UK money update: misleading M4ex
UK monetary alarm bells are ringing louder.
Six-month growth of the preferred narrow money measure here – non-financial M1, comprising holdings of households and private non-financial corporations (PNFCs) – fell further in June, to just 0.1% annualised. Growth of its broad equivalent, non-financial M4, remained at 3.0%, below a 4.5% average over 2015-19, associated with beneath-target average CPI inflation – see chart 1.
Chart 1
Monetary warning signals are being ignored partly because official / consensus focus is on the Bank of England’s headline M4ex broad aggregate, which grew by 4.4% annualised in the six months to June – exactly in line with its 2015-19 average.
M4ex relative strength, however, reflects rapid expansion – by 14.1% annualised in the six months to June – of money holdings of “non-intermediate other financial corporations (OFCs)”, mainly attributable to increases in balances of securities dealers and fund managers. Such holdings are volatile and – unlike non-financial M1 / M4 – uncorrelated with future activity / prices*.
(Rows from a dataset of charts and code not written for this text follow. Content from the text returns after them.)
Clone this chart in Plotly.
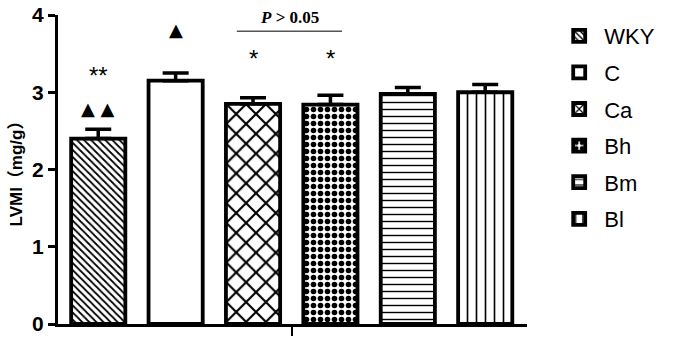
import plotly.graph_objects as go

groups = ["WKY", "C", "Ca", "Bh", "Bm", "Bl"]
lvmi = [2.40, 3.15, 2.85, 2.84, 2.98, 3.00]
sem = [0.12, 0.10, 0.08, 0.12, 0.08, 0.10]
patterns = ["\\", "", "x", ".", "-", "|"]
pat_size = [5, 8, 14, 7, 7, 9]
pat_solid = [0.35, 0.2, 0.28, 0.5, 0.2, 0.18]

fig = go.Figure()
for i, g in enumerate(groups):
    fig.add_trace(go.Bar(
        x=[i], y=[lvmi[i]], name=g, width=0.70, legendgroup=g,
        marker=dict(color="white", line=dict(color="black", width=3.8),
                    pattern=dict(shape=patterns[i], fgcolor="black", bgcolor="white", fgopacity=1,
                                 size=pat_size[i], solidity=pat_solid[i])),
        error_y=dict(type="data", array=[sem[i]], arrayminus=[0], symmetric=False,
                     color="black", thickness=3.5, width=13),
    ))

ann_font = dict(family="Arial", size=24, color="black")
tri_font = dict(family="DejaVu Sans", size=18, color="black")
annotations = [
    dict(x=0, y=3.22, text="**", showarrow=False, font=ann_font),
    dict(x=0, y=2.79, text="▲ ▲", showarrow=False, font=tri_font),
    dict(x=1, y=3.81, text="▲", showarrow=False, font=tri_font),
    dict(x=2, y=3.44, text="*", showarrow=False, font=ann_font),
    dict(x=3, y=3.44, text="*", showarrow=False, font=ann_font),
    dict(x=2.47, y=3.97, text="<b><i>P</i> &gt; 0.05</b>", showarrow=False,
         font=dict(family="Liberation Serif", size=17, color="black")),
]
fig.add_shape(type="line", x0=1.79, x1=3.15, y0=3.79, y1=3.79, xref="x", yref="y",
              line=dict(color="#555555", width=1.5))

fig.update_layout(
    width=675, height=338,
    margin=dict(l=58, r=148, t=15, b=14),
    plot_bgcolor="white", paper_bgcolor="white",
    barmode="overlay",
    showlegend=True,
    legend=dict(x=1.058, y=1.0, xanchor="left", yanchor="top",
                font=dict(family="Arial", size=22, color="black"),
                itemwidth=40, tracegroupgap=5, traceorder="grouped"),
    annotations=annotations,
    xaxis=dict(range=[-0.52, 5.54], showgrid=False, zeroline=False, automargin=False,
               showline=True, linecolor="black", linewidth=3,
               tickvals=[2.5], ticks="outside", ticklen=9, tickwidth=2, tickcolor="black",
               showticklabels=False),
    yaxis=dict(range=[0, 4], showgrid=False, zeroline=False, automargin=False,
               showline=True, linecolor="black", linewidth=3,
               tickvals=[0, 1, 2, 3, 4], ticks="outside", ticklen=7, tickwidth=3, tickcolor="black",
               tickfont=dict(family="Arial", size=21, color="black", weight="bold"),
               title=dict(text="LVMI（mg/g）",
                          font=dict(family="Arial, Noto Sans CJK SC", size=17, color="black", weight="bold"),
                          standoff=6)),
)

fig.write_html("out.html", config={"displayModeBar": False},
               post_script="document.body.style.margin='0';")
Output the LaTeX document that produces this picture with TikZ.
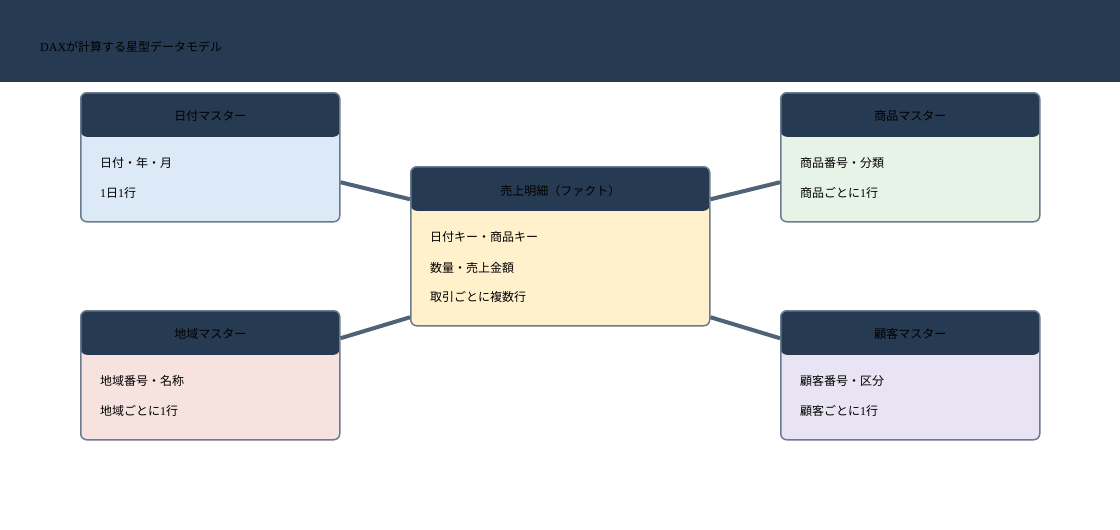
\documentclass[tikz,border=0pt]{standalone}
\usepackage{fontspec}
\setmainfont{Liberation Serif}
\newfontfamily\jp{Noto Sans CJK JP}
\usetikzlibrary{positioning}

\definecolor{bandblue}{HTML}{263A52}
\definecolor{boxline}{HTML}{6B7A8C}
\definecolor{linkgray}{HTML}{4F6278}
\definecolor{datefill}{HTML}{DCE9F6}
\definecolor{prodfill}{HTML}{E8F3E8}
\definecolor{areafill}{HTML}{F6E3E0}
\definecolor{custfill}{HTML}{E8E4F4}
\definecolor{factfill}{HTML}{FFF1CC}

\tikzset{
  tablebox/.style={draw=boxline, line width=1.5pt, rounded corners=6pt,
    anchor=north west, minimum width=259pt, minimum height=129pt, inner sep=0pt,
    path picture={\fill[bandblue] (path picture bounding box.north west)
      rectangle ([yshift=-44pt]path picture bounding box.north east);}},
  tabletitle/.style={font=\fontsize{12}{14}\selectfont, text=black},
  row/.style={anchor=west, inner sep=0pt, font=\fontsize{12}{14}\selectfont, text=black},
  link/.style={draw=linkgray, line width=4pt},
}

\begin{document}
\begin{tikzpicture}[x=1pt, y=-1pt]
\useasboundingbox [fill=white] (0,0) rectangle (1120,530);
\fill [bandblue] (0,0) rectangle (1120,82);
\node [anchor=west, inner sep=0pt, font=\fontsize{12}{14}\selectfont, text=black] (heading) at (40,47)
    {DAX{\jp が計算する星型データモデル}};

% dimension and fact tables
\node [tablebox, fill=datefill] (date) at (80,92) {};
\node [tablebox, fill=prodfill] (prod) at (780,92) {};
\node [tablebox, fill=areafill] (area) at (80,310) {};
\node [tablebox, fill=custfill] (cust) at (780,310) {};
\node [tablebox, fill=factfill, minimum width=299pt, minimum height=159pt] (fact) at (410,166) {};

\node [tabletitle] (date-t) at ([yshift=-24pt]date.north) {\jp 日付マスター};
\node [row] (date-1) at ([shift={(20pt,-71pt)}]date.north west) {\jp 日付・年・月};
\node [row] (date-2) at ([shift={(20pt,-101pt)}]date.north west) {1{\jp 日}1{\jp 行}};

\node [tabletitle] (prod-t) at ([yshift=-24pt]prod.north) {\jp 商品マスター};
\node [row] (prod-1) at ([shift={(20pt,-71pt)}]prod.north west) {\jp 商品番号・分類};
\node [row] (prod-2) at ([shift={(20pt,-101pt)}]prod.north west) {{\jp 商品ごとに}1{\jp 行}};

\node [tabletitle] (area-t) at ([yshift=-24pt]area.north) {\jp 地域マスター};
\node [row] (area-1) at ([shift={(20pt,-71pt)}]area.north west) {\jp 地域番号・名称};
\node [row] (area-2) at ([shift={(20pt,-101pt)}]area.north west) {{\jp 地域ごとに}1{\jp 行}};

\node [tabletitle] (cust-t) at ([yshift=-24pt]cust.north) {\jp 顧客マスター};
\node [row] (cust-1) at ([shift={(20pt,-71pt)}]cust.north west) {\jp 顧客番号・区分};
\node [row] (cust-2) at ([shift={(20pt,-101pt)}]cust.north west) {{\jp 顧客ごとに}1{\jp 行}};

\node [tabletitle] (fact-t) at ([yshift=-25pt]fact.north) {\jp 売上明細（ファクト）};
\node [row] (fact-1) at ([shift={(20pt,-71pt)}]fact.north west) {\jp 日付キー・商品キー};
\node [row] (fact-2) at ([shift={(20pt,-102pt)}]fact.north west) {\jp 数量・売上金額};
\node [row] (fact-3) at ([shift={(20pt,-131pt)}]fact.north west) {\jp 取引ごとに複数行};

% star links
\draw [link] ([yshift=-25pt]date.east) -- ([yshift=47pt]fact.west);
\draw [link] ([yshift=47pt]fact.east) -- ([yshift=-25pt]prod.west);
\draw [link] ([yshift=37pt]area.east) -- ([yshift=-71pt]fact.west);
\draw [link] ([yshift=-71pt]fact.east) -- ([yshift=37pt]cust.west);
\end{tikzpicture}
\end{document}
Six-month growth of M1 / M4 holdings of private non-financial corporations (PNFCs) fell further in June, to 1.4% / 0.4% annualised respectively. Household M4 growth firmed to 3.8% but M1 momentum moved into marginal contraction. The shift from sight deposits into time deposits and ISAs suggests weak spending intentions and a preference for saving – chart 2.
Chart 2
A previous post argued that falls in six-month non-financial M1 / M4 growth in April / May were partly payback for upward distortions related to portfolio adjustments before the October Budget and a front-loading of housing market activity ahead of the end of the stamp duty holiday. With such effects fading, ongoing monetary weakness is stronger evidence of overrestrictive policy.
*Correlations of the two-quarter rate of change of nominal GDP with two-quarter changes in money measures, lagged two quarters, over 1998-2019: M4ex +0.19, non-financial M4 +0.41, M4 of non-intermediate OFCs -0.08, non-financial M1 +0.65.
Monetary policy is too tight.The Labour market is much weaker than the BoE thinks.
Arguably fiscal policy is too loose, is supporting inflation and has prevented earlier rate cuts. Similar dynamics may be playing out elsewhere as well.